Begin
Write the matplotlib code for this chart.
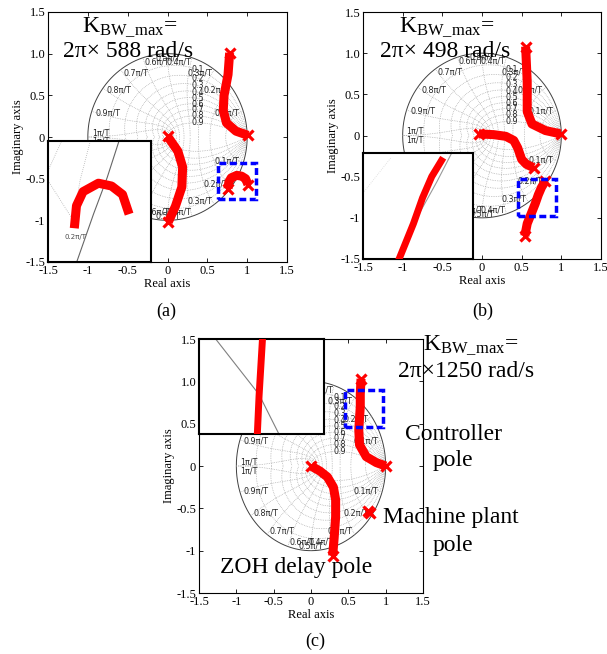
import numpy as np
import matplotlib
matplotlib.use("Agg")
import matplotlib.pyplot as plt
from matplotlib.patches import Rectangle

plt.rcParams["font.family"] = "Liberation Serif"
plt.rcParams["mathtext.fontset"] = "custom"
plt.rcParams["mathtext.rm"] = "Liberation Serif"
plt.rcParams["mathtext.it"] = "Liberation Serif:italic"

# ---- data ----
XTICKS = [-1.5, -1, -0.5, 0, 0.5, 1, 1.5]
XTICKLABELS = ["-1.5", "-1", "-0.5", "0", "0.5", "1", "1.5"]
YTICKS = [-1.5, -1, -0.5, 0, 0.5, 1, 1.5]
YTICKLABELS = ["-1.5", "-1", "-0.5", "0", "0.5", "1.0", "1.5"]
ZETAS = [0.1, 0.2, 0.3, 0.4, 0.5, 0.6, 0.7, 0.8, 0.9]
WN_STEPS = [1, 2, 3, 4, 5, 6, 7, 8, 9, 10]  # wn = k*pi/(10T)

# (a) K_BW_max = 2pi x 588 rad/s
A_CTRL_RE = [0.78, 0.76, 0.71, 0.70, 0.74, 0.86, 1.01]
A_CTRL_IM = [1.01, 0.75, 0.50, 0.32, 0.17, 0.07, 0.02]
A_ZOH_RE = [0.00, 0.13, 0.19, 0.18, 0.10, 0.01]
A_ZOH_IM = [0.01, -0.17, -0.36, -0.60, -0.83, -1.02]
A_PLANT_RE = [0.76, 0.77, 0.80, 0.87, 0.93, 0.98, 1.01]
A_PLANT_IM = [-0.62, -0.54, -0.49, -0.46, -0.47, -0.50, -0.57]
A_INSET_LINE_RE = [0.964, 0.91, 0.848, 0.771]
A_INSET_LINE_IM = [-0.31, -0.44, -0.569, -0.74]
A_INSET_DOTS = [([0.64, 0.702], [-0.416, -0.31]),
                ([0.64, 0.756], [-0.451, -0.593]),
                ([0.833, 0.786, 0.756], [-0.31, -0.451, -0.593])]

# (b) K_BW_max = 2pi x 498 rad/s
B_CTRL_RE = [0.55, 0.57, 0.57, 0.63, 0.80, 0.99]
B_CTRL_IM = [1.08, 0.65, 0.29, 0.14, 0.06, 0.02]
B_ZOH_RE = [-0.04, 0.15, 0.30, 0.40, 0.45, 0.50, 0.56, 0.65]
B_ZOH_IM = [0.02, 0.01, -0.01, -0.06, -0.15, -0.29, -0.35, -0.39]
B_PLANT_RE = [0.80, 0.75, 0.71, 0.67, 0.62, 0.57, 0.54]
B_PLANT_IM = [-0.55, -0.63, -0.72, -0.83, -0.95, -1.07, -1.22]
B_INSET_LINE_RE = [0.837, 0.773, 0.679, 0.60]
B_INSET_LINE_IM = [-0.53, -0.651, -0.816, -0.98]

# (c) K_BW_max = 2pi x 1250 rad/s
C_CTRL_RE = [0.67, 0.66, 0.66, 0.64, 0.65, 0.74, 0.875, 1.0]
C_CTRL_IM = [1.03, 0.85, 0.70, 0.43, 0.25, 0.11, 0.04, 0.0]
C_ZOH_RE = [0.00, 0.12, 0.22, 0.30, 0.33, 0.33, 0.31, 0.29]
C_ZOH_IM = [0.00, -0.06, -0.13, -0.25, -0.40, -0.60, -0.85, -1.06]
C_PLANT_RE = [0.76, 0.79]
C_PLANT_IM = [-0.53, -0.56]
C_INSET_CTRL_RE = [0.709, 0.695, 0.688]
C_INSET_CTRL_IM = [0.90, 0.635, 0.46]
C_INSET_LINE_RE = [0.518, 0.695, 0.776]
C_INSET_LINE_IM = [0.90, 0.643, 0.46]

W, H = 607, 654
fig = plt.figure(figsize=(W / 100, H / 100), dpi=100)


def px_axes(x0, y0, x1, y1):
    """axes from pixel box (top-left origin)"""
    return fig.add_axes([x0 / W, 1 - y1 / H, (x1 - x0) / W, (y1 - y0) / H])


def zgrid(ax):
    dot = dict(color="0.62", lw=0.5, ls=(0, (1, 1.5)), zorder=1)
    th = np.linspace(0, 2 * np.pi, 400)
    ax.plot(np.cos(th), np.sin(th), color="0.25", lw=0.7, zorder=1)
    w = np.linspace(0, np.pi, 300)
    for zeta in ZETAS:
        a = zeta / np.sqrt(1 - zeta ** 2)
        z = np.exp(-a * w + 1j * w)
        ax.plot(z.real, z.imag, **dot)
        ax.plot(z.real, -z.imag, **dot)
        half = w <= np.pi / 2
        y_lab = np.interp(0.38, z.real[half][::-1], z.imag[half][::-1])
        ax.text(0.38, y_lab, f"{zeta:g}", fontsize=5.8, family="DejaVu Sans",
                ha="center", va="center", color="0.15", zorder=2)
    zt = np.linspace(0, 1, 100)
    for k in WN_STEPS:
        wn = k * np.pi / 10
        z = np.exp(-wn * zt + 1j * wn * np.sqrt(1 - zt ** 2))
        ax.plot(z.real, z.imag, **dot)
        ax.plot(z.real, -z.imag, **dot)
        lab = f"{k / 10:g}π/T"
        ha = "right" if k < 5 else ("left" if k > 5 else "center")
        for s in (1, -1):
            va = "center"
            if k == 10:
                va = "bottom" if s > 0 else "top"
            ax.text(0.95 * np.cos(wn), s * 0.95 * np.sin(wn), lab, fontsize=5.8,
                    family="DejaVu Sans", ha=ha, va=va, color="0.15", zorder=2)


def branch(ax, re, im, lw=6.5, ends=True):
    ax.plot(re, im, color="red", lw=lw, solid_capstyle="butt", zorder=3)
    if ends:
        ax.plot([re[0], re[-1]], [im[0], im[-1]], "x", color="red", ms=lw * 1.2,
                mew=lw * 0.35, zorder=3)


def style_main(ax):
    ax.set_xlim(-1.5, 1.5)
    ax.set_ylim(-1.5, 1.5)
    ax.set_xticks(XTICKS)
    ax.set_xticklabels(XTICKLABELS)
    ax.set_yticks(YTICKS)
    ax.set_yticklabels(YTICKLABELS)
    ax.tick_params(direction="in", top=True, right=True, labelsize=9, length=3,
                   width=0.6, pad=2)
    ax.set_xlabel("Real axis", fontsize=9, labelpad=1)
    ax.set_ylabel("Imaginary axis", fontsize=9, labelpad=1)
    for sp in ax.spines.values():
        sp.set_linewidth(0.8)


def zoom_box(ax, box):
    x0, x1, y0, y1 = box
    ax.add_patch(Rectangle((x0, y0), x1 - x0, y1 - y0, fill=False,
                           edgecolor="#0000ff", lw=2.5, ls=(0, (2, 1)), zorder=4))


def inset(rect_px, box):
    ia = px_axes(*rect_px)
    ia.set_zorder(5)
    ia.set_facecolor("white")
    ia.set_xlim(box[0], box[1])
    ia.set_ylim(box[2], box[3])
    ia.set_xticks([])
    ia.set_yticks([])
    for sp in ia.spines.values():
        sp.set_linewidth(1.5)
    return ia


def k_label(x_px, y1_px, y2_px, value):
    fig.text(x_px[0] / W, 1 - y1_px / H, r"K$_{\mathrm{BW\_max}}$=", fontsize=17,
             va="baseline")
    fig.text(x_px[1] / W, 1 - y2_px / H, value, fontsize=17, va="baseline")


# ---------- (a) ----------
ax_a = px_axes(48, 12, 287, 262)
style_main(ax_a)
zgrid(ax_a)
branch(ax_a, A_CTRL_RE, A_CTRL_IM)
branch(ax_a, A_ZOH_RE, A_ZOH_IM)
branch(ax_a, A_PLANT_RE, A_PLANT_IM)
box_a = (0.64, 1.11, -0.74, -0.31)
zoom_box(ax_a, box_a)
ia = inset((48, 141, 151, 262), box_a)
for xs, ys in A_INSET_DOTS:
    ia.plot(xs, ys, color="0.7", lw=0.6, ls=(0, (1, 1.5)))
ia.plot(A_INSET_LINE_RE, A_INSET_LINE_IM, color="0.4", lw=0.8)
branch(ia, A_PLANT_RE, A_PLANT_IM, ends=False)
ia.text(0.765, -0.652, "0.2π/T", fontsize=5, family="DejaVu Sans",
        ha="center", va="center", color="0.3")
k_label((82, 63), 32, 57, "2π× 588 rad/s")
fig.text(166 / W, 1 - 311 / H, "(a)", fontsize=13, ha="center", va="center")

# ---------- (b) ----------
ax_b = px_axes(363, 12, 601, 259)
style_main(ax_b)
zgrid(ax_b)
branch(ax_b, B_CTRL_RE, B_CTRL_IM)
branch(ax_b, B_ZOH_RE, B_ZOH_IM)
branch(ax_b, B_PLANT_RE, B_PLANT_IM)
box_b = (0.45, 0.93, -0.98, -0.53)
zoom_box(ax_b, box_b)
ib = inset((363, 153, 473, 259), box_b)
ib.plot([0.45, 0.572], [-0.70, -0.55], color="0.85", lw=0.6, ls=(0, (1, 1.5)))
ib.plot(B_INSET_LINE_RE, B_INSET_LINE_IM, color="0.6", lw=0.8)
branch(ib, B_PLANT_RE, B_PLANT_IM, lw=5, ends=False)
k_label((399, 380), 32, 57, "2π× 498 rad/s")
fig.text(483 / W, 1 - 311 / H, "(b)", fontsize=13, ha="center", va="center")

# ---------- (c) ----------
ax_c = px_axes(199, 339, 423, 593)
style_main(ax_c)
zgrid(ax_c)
branch(ax_c, C_CTRL_RE, C_CTRL_IM)
branch(ax_c, C_ZOH_RE, C_ZOH_IM)
branch(ax_c, C_PLANT_RE, C_PLANT_IM)
box_c = (0.45, 0.96, 0.46, 0.90)
zoom_box(ax_c, box_c)
ic = inset((199, 339, 324, 434), box_c)
ic.plot(C_INSET_LINE_RE, C_INSET_LINE_IM, color="0.5", lw=0.8)
ic.plot(C_INSET_CTRL_RE, C_INSET_CTRL_IM, color="red", lw=5, zorder=3)
ax_c.text(-0.2, -1.2, "ZOH delay pole", fontsize=17, ha="center", va="center")
k_label((423, 398), 350, 377, "2π×1250 rad/s")
fig.text(405 / W, 1 - 440 / H, "Controller", fontsize=17, va="baseline")
fig.text(433 / W, 1 - 466 / H, "pole", fontsize=17, va="baseline")
fig.text(383 / W, 1 - 523 / H, "Machine plant", fontsize=17, va="baseline")
fig.text(433 / W, 1 - 551 / H, "pole", fontsize=17, va="baseline")
fig.text(315 / W, 1 - 641 / H, "(c)", fontsize=13, ha="center", va="center")

fig.savefig("out.png", dpi=100)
End
## STATED TASK
Print the data above verbatim from the first line through the line holding "from matplotlib.patches import Rectangle", leaving every picture out.

## RESPONSE BELOW
Write the matplotlib code for this chart.
import numpy as np
import matplotlib
matplotlib.use("Agg")
import matplotlib.pyplot as plt
from matplotlib.patches import Rectangle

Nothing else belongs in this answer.